## Aim
Transcribe the whole listing below without changing a word, but leave out every image.

## Data extract
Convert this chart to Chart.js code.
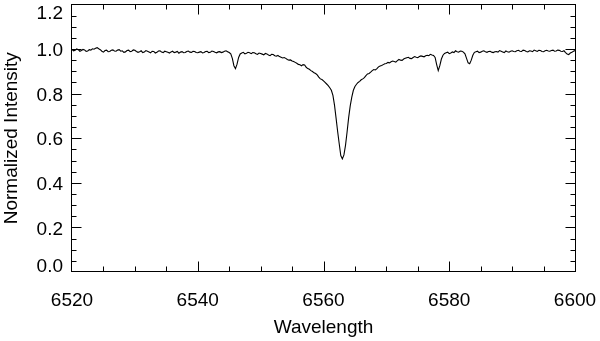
<!DOCTYPE html>
<html><head><meta charset="utf-8">
<script src="https://cdn.jsdelivr.net/npm/chart.js@4/dist/chart.umd.min.js"></script>
<style>html,body{margin:0;padding:0;background:#fff}#wrap{width:600px;height:341px}canvas{display:block}</style>
</head><body><div id="wrap"><canvas id="c" width="600" height="341"></canvas></div>
<script>
// ---- data ----
const wavelengthStart = 6520;   // Angstrom
const wavelengthStep = 0.25;    // sampling of the typed values
const intensity = [
  // 6520.00 - 6530.00
  0.998,0.992,0.994,1.000,0.997,0.990,0.993,0.998,0.996,0.989,0.991,0.997,0.995,1.001,0.999,1.003,1.006,1.001,0.997,0.990,
  0.986,0.993,0.995,0.988,0.989,0.994,0.996,0.991,0.990,0.995,0.997,0.990,0.992,0.985,0.987,0.993,0.995,0.988,0.990,0.996,0.994,
  // 6530.25 - 6540.00
  0.989,0.985,0.988,0.992,0.984,0.986,0.993,0.990,0.987,0.983,0.990,0.989,0.982,0.985,0.991,0.992,0.986,0.984,0.990,0.988,
  0.985,0.982,0.987,0.990,0.984,0.986,0.989,0.981,0.986,0.988,0.983,0.984,0.989,0.991,0.986,0.985,0.990,0.989,0.984,0.983,
  // 6540.25 - 6550.00
  0.986,0.988,0.982,0.984,0.989,0.990,0.984,0.985,0.991,0.989,0.985,0.983,0.987,0.988,0.984,0.986,0.990,0.992,0.988,0.984,
  0.978,0.958,0.925,0.912,0.932,0.962,0.978,0.982,0.985,0.978,0.981,0.985,0.983,0.979,0.984,0.983,0.979,0.976,0.982,0.980,
  // 6550.25 - 6560.00
  0.977,0.974,0.980,0.978,0.973,0.970,0.976,0.975,0.970,0.968,0.971,0.966,0.963,0.960,0.962,0.958,0.953,0.950,0.951,0.946,
  0.944,0.940,0.936,0.931,0.929,0.925,0.930,0.928,0.918,0.912,0.909,0.903,0.899,0.893,0.890,0.884,0.874,0.866,0.863,0.857,
  // 6560.25 - 6570.00
  0.850,0.843,0.836,0.826,0.815,0.792,0.748,0.690,0.630,0.575,0.522,0.507,0.525,0.568,0.628,0.692,0.745,0.784,0.815,0.832,
  0.842,0.850,0.855,0.862,0.866,0.872,0.881,0.888,0.890,0.896,0.903,0.908,0.906,0.912,0.920,0.924,0.926,0.930,0.934,0.935,
  // 6570.25 - 6580.00
  0.940,0.938,0.943,0.946,0.944,0.941,0.948,0.953,0.950,0.949,0.955,0.958,0.961,0.963,0.958,0.957,0.962,0.966,0.963,0.961,
  0.966,0.969,0.967,0.965,0.970,0.972,0.970,0.976,0.973,0.971,0.962,0.930,0.903,0.925,0.955,0.972,0.980,0.983,0.986,0.979,
  // 6580.25 - 6590.00
  0.982,0.987,0.984,0.992,0.988,0.986,0.991,0.990,0.986,0.978,0.958,0.938,0.934,0.950,0.972,0.985,0.988,0.990,0.984,0.986,
  0.990,0.992,0.988,0.985,0.989,0.990,0.986,0.984,0.988,0.989,0.986,0.993,0.990,0.987,0.984,0.991,0.988,0.986,0.990,0.992,
  // 6590.25 - 6600.00
  0.989,0.988,0.992,0.994,0.990,0.989,0.995,0.993,0.989,0.987,0.992,0.991,0.988,0.995,0.992,0.989,0.994,0.993,0.989,0.988,
  0.992,0.994,0.991,0.990,0.993,0.995,0.990,0.991,0.995,0.994,0.990,0.989,0.992,0.984,0.978,0.975,0.982,0.985,0.990,0.993
];
const xTickLabels = [6520, 6540, 6560, 6580, 6600];
const yTickLabels = [0.0, 0.2, 0.4, 0.6, 0.8, 1.0, 1.2];
const xTitle = 'Wavelength';
const yTitle = 'Normalized Intensity';

// ---- build points ----
const points = intensity.map((v, i) => ({ x: wavelengthStart + i * wavelengthStep, y: v }));

const FONT = { family: '"Liberation Sans", Arial, Helvetica, sans-serif', size: 19 };

const frameTicks = {
  id: 'frameTicks',
  beforeDraw(chart) {
    try {
      const items = chart.scales.y.getLabelItems();
      if (!items._adj) {
        items.forEach(it => {
          let dy = 2;
          if (it.label === '1.2') dy = 9.6;
          else if (it.label === '0.0') dy = -5.6;
          it.options.translation[1] += dy;
        });
        items._adj = true;
      }
    } catch (e) {}
  },
  afterDatasetsDraw(chart) {
    const { ctx, chartArea: a, scales: { x, y } } = chart;
    ctx.save();
    ctx.strokeStyle = '#000';
    ctx.lineWidth = 1;
    const L = Math.round(a.left) - 0.5, R = Math.round(a.right) + 0.5;
    const T = Math.round(a.top) + 0.5, B = Math.round(a.bottom) - 0.5;
    ctx.strokeRect(L, T, R - L, B - T);
    ctx.beginPath();
    for (let k = 1; k < 16; k++) {
      const v = x.min + k * 5;
      const px = Math.round(x.getPixelForValue(v)) + 0.5;
      const len = (k % 4 === 0) ? 10 : 5;
      ctx.moveTo(px, B); ctx.lineTo(px, B - len);
      ctx.moveTo(px, T); ctx.lineTo(px, T + len);
    }
    for (let k = 1; k < 24; k++) {
      const v = y.min + k * 0.05;
      const py = Math.round(y.getPixelForValue(v)) + 0.5;
      const len = (k % 4 === 0) ? 10 : 5;
      ctx.moveTo(L, py); ctx.lineTo(L + len, py);
      ctx.moveTo(R, py); ctx.lineTo(R - len, py);
    }
    ctx.stroke();
    ctx.restore();
  }
};

new Chart(document.getElementById('c'), {
  type: 'line',
  data: {
    datasets: [{
      data: points,
      borderColor: '#000',
      borderWidth: 1.1,
      pointRadius: 0,
      tension: 0,
      fill: false
    }]
  },
  options: {
    responsive: false,
    animation: false,
    devicePixelRatio: 1,
    layout: { padding: { left: 0, right: 25, top: 4.4, bottom: 2 } },
    plugins: { legend: { display: false }, tooltip: { enabled: false } },
    scales: {
      x: {
        type: 'linear',
        min: xTickLabels[0],
        max: xTickLabels[xTickLabels.length - 1],
        afterBuildTicks: s => { s.ticks = xTickLabels.map(v => ({ value: v })); },
        ticks: { font: FONT, color: '#000', padding: 17, maxRotation: 0, autoSkip: false, callback: v => String(v) },
        grid: { display: false, drawTicks: false },
        border: { display: false },
        title: { display: true, text: xTitle, font: FONT, color: '#000', padding: 0 },
        afterFit: s => { s.height = 67; s.paddingLeft = 0; s.paddingRight = 0; }
      },
      y: {
        type: 'linear',
        min: yTickLabels[0],
        max: yTickLabels[yTickLabels.length - 1],
        afterBuildTicks: s => { s.ticks = yTickLabels.map(v => ({ value: v })); },
        ticks: { font: FONT, color: '#000', padding: 9, autoSkip: false, callback: v => Number(v).toFixed(1) },
        grid: { display: false, drawTicks: false },
        border: { display: false },
        title: { display: true, text: yTitle, font: FONT, color: '#000', padding: 0 },
        afterFit: s => { s.width = 72; s.paddingTop = 0; s.paddingBottom = 0; }
      }
    }
  },
  plugins: [frameTicks]
});
</script>
</body></html>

## Solution to this task
Convert this chart to Chart.js code.
<!DOCTYPE html>
<html><head><meta charset="utf-8">
<script src="https://cdn.jsdelivr.net/npm/chart.js@4/dist/chart.umd.min.js"></script>
<style>html,body{margin:0;padding:0;background:#fff}#wrap{width:600px;height:341px}canvas{display:block}</style>
</head><body><div id="wrap"><canvas id="c" width="600" height="341"></canvas></div>
<script>
// ---- data ----
const wavelengthStart = 6520;   // Angstrom
const wavelengthStep = 0.25;    // sampling of the typed values
const intensity = [
  // 6520.00 - 6530.00
  0.998,0.992,0.994,1.000,0.997,0.990,0.993,0.998,0.996,0.989,0.991,0.997,0.995,1.001,0.999,1.003,1.006,1.001,0.997,0.990,
  0.986,0.993,0.995,0.988,0.989,0.994,0.996,0.991,0.990,0.995,0.997,0.990,0.992,0.985,0.987,0.993,0.995,0.988,0.990,0.996,0.994,
  // 6530.25 - 6540.00
  0.989,0.985,0.988,0.992,0.984,0.986,0.993,0.990,0.987,0.983,0.990,0.989,0.982,0.985,0.991,0.992,0.986,0.984,0.990,0.988,
  0.985,0.982,0.987,0.990,0.984,0.986,0.989,0.981,0.986,0.988,0.983,0.984,0.989,0.991,0.986,0.985,0.990,0.989,0.984,0.983,
  // 6540.25 - 6550.00
  0.986,0.988,0.982,0.984,0.989,0.990,0.984,0.985,0.991,0.989,0.985,0.983,0.987,0.988,0.984,0.986,0.990,0.992,0.988,0.984,
  0.978,0.958,0.925,0.912,0.932,0.962,0.978,0.982,0.985,0.978,0.981,0.985,0.983,0.979,0.984,0.983,0.979,0.976,0.982,0.980,
  // 6550.25 - 6560.00
  0.977,0.974,0.980,0.978,0.973,0.970,0.976,0.975,0.970,0.968,0.971,0.966,0.963,0.960,0.962,0.958,0.953,0.950,0.951,0.946,
  0.944,0.940,0.936,0.931,0.929,0.925,0.930,0.928,0.918,0.912,0.909,0.903,0.899,0.893,0.890,0.884,0.874,0.866,0.863,0.857,
  // 6560.25 - 6570.00
  0.850,0.843,0.836,0.826,0.815,0.792,0.748,0.690,0.630,0.575,0.522,0.507,0.525,0.568,0.628,0.692,0.745,0.784,0.815,0.832,
  0.842,0.850,0.855,0.862,0.866,0.872,0.881,0.888,0.890,0.896,0.903,0.908,0.906,0.912,0.920,0.924,0.926,0.930,0.934,0.935,
  // 6570.25 - 6580.00
  0.940,0.938,0.943,0.946,0.944,0.941,0.948,0.953,0.950,0.949,0.955,0.958,0.961,0.963,0.958,0.957,0.962,0.966,0.963,0.961,
  0.966,0.969,0.967,0.965,0.970,0.972,0.970,0.976,0.973,0.971,0.962,0.930,0.903,0.925,0.955,0.972,0.980,0.983,0.986,0.979,
  // 6580.25 - 6590.00
  0.982,0.987,0.984,0.992,0.988,0.986,0.991,0.990,0.986,0.978,0.958,0.938,0.934,0.950,0.972,0.985,0.988,0.990,0.984,0.986,
  0.990,0.992,0.988,0.985,0.989,0.990,0.986,0.984,0.988,0.989,0.986,0.993,0.990,0.987,0.984,0.991,0.988,0.986,0.990,0.992,
  // 6590.25 - 6600.00
  0.989,0.988,0.992,0.994,0.990,0.989,0.995,0.993,0.989,0.987,0.992,0.991,0.988,0.995,0.992,0.989,0.994,0.993,0.989,0.988,
  0.992,0.994,0.991,0.990,0.993,0.995,0.990,0.991,0.995,0.994,0.990,0.989,0.992,0.984,0.978,0.975,0.982,0.985,0.990,0.993
];
const xTickLabels = [6520, 6540, 6560, 6580, 6600];
const yTickLabels = [0.0, 0.2, 0.4, 0.6, 0.8, 1.0, 1.2];
const xTitle = 'Wavelength';
const yTitle = 'Normalized Intensity';

// ---- build points ----
const points = intensity.map((v, i) => ({ x: wavelengthStart + i * wavelengthStep, y: v }));

const FONT = { family: '"Liberation Sans", Arial, Helvetica, sans-serif', size: 19 };

const frameTicks = {
  id: 'frameTicks',
  beforeDraw(chart) {
    try {
      const items = chart.scales.y.getLabelItems();
      if (!items._adj) {
        items.forEach(it => {
          let dy = 2;
          if (it.label === '1.2') dy = 9.6;
          else if (it.label === '0.0') dy = -5.6;
          it.options.translation[1] += dy;
        });
        items._adj = true;
      }
    } catch (e) {}
  },
  afterDatasetsDraw(chart) {
    const { ctx, chartArea: a, scales: { x, y } } = chart;
    ctx.save();
    ctx.strokeStyle = '#000';
    ctx.lineWidth = 1;
    const L = Math.round(a.left) - 0.5, R = Math.round(a.right) + 0.5;
    const T = Math.round(a.top) + 0.5, B = Math.round(a.bottom) - 0.5;
    ctx.strokeRect(L, T, R - L, B - T);
    ctx.beginPath();
    for (let k = 1; k < 16; k++) {
      const v = x.min + k * 5;
      const px = Math.round(x.getPixelForValue(v)) + 0.5;
      const len = (k % 4 === 0) ? 10 : 5;
      ctx.moveTo(px, B); ctx.lineTo(px, B - len);
      ctx.moveTo(px, T); ctx.lineTo(px, T + len);
    }
    for (let k = 1; k < 24; k++) {
      const v = y.min + k * 0.05;
      const py = Math.round(y.getPixelForValue(v)) + 0.5;
      const len = (k % 4 === 0) ? 10 : 5;
      ctx.moveTo(L, py); ctx.lineTo(L + len, py);
      ctx.moveTo(R, py); ctx.lineTo(R - len, py);
    }
    ctx.stroke();
    ctx.restore();
  }
};

new Chart(document.getElementById('c'), {
  type: 'line',
  data: {
    datasets: [{
      data: points,
      borderColor: '#000',
      borderWidth: 1.1,
      pointRadius: 0,
      tension: 0,
      fill: false
    }]
  },
  options: {
    responsive: false,
    animation: false,
    devicePixelRatio: 1,
    layout: { padding: { left: 0, right: 25, top: 4.4, bottom: 2 } },
    plugins: { legend: { display: false }, tooltip: { enabled: false } },
    scales: {
      x: {
        type: 'linear',
        min: xTickLabels[0],
        max: xTickLabels[xTickLabels.length - 1],
        afterBuildTicks: s => { s.ticks = xTickLabels.map(v => ({ value: v })); },
        ticks: { font: FONT, color: '#000', padding: 17, maxRotation: 0, autoSkip: false, callback: v => String(v) },
        grid: { display: false, drawTicks: false },
        border: { display: false },
        title: { display: true, text: xTitle, font: FONT, color: '#000', padding: 0 },
        afterFit: s => { s.height = 67; s.paddingLeft = 0; s.paddingRight = 0; }
      },
      y: {
        type: 'linear',
        min: yTickLabels[0],
        max: yTickLabels[yTickLabels.length - 1],
        afterBuildTicks: s => { s.ticks = yTickLabels.map(v => ({ value: v })); },
        ticks: { font: FONT, color: '#000', padding: 9, autoSkip: false, callback: v => Number(v).toFixed(1) },
        grid: { display: false, drawTicks: false },
        border: { display: false },
        title: { display: true, text: yTitle, font: FONT, color: '#000', padding: 0 },
        afterFit: s => { s.width = 72; s.paddingTop = 0; s.paddingBottom = 0; }
      }
    }
  },
  plugins: [frameTicks]
});
</script>
</body></html>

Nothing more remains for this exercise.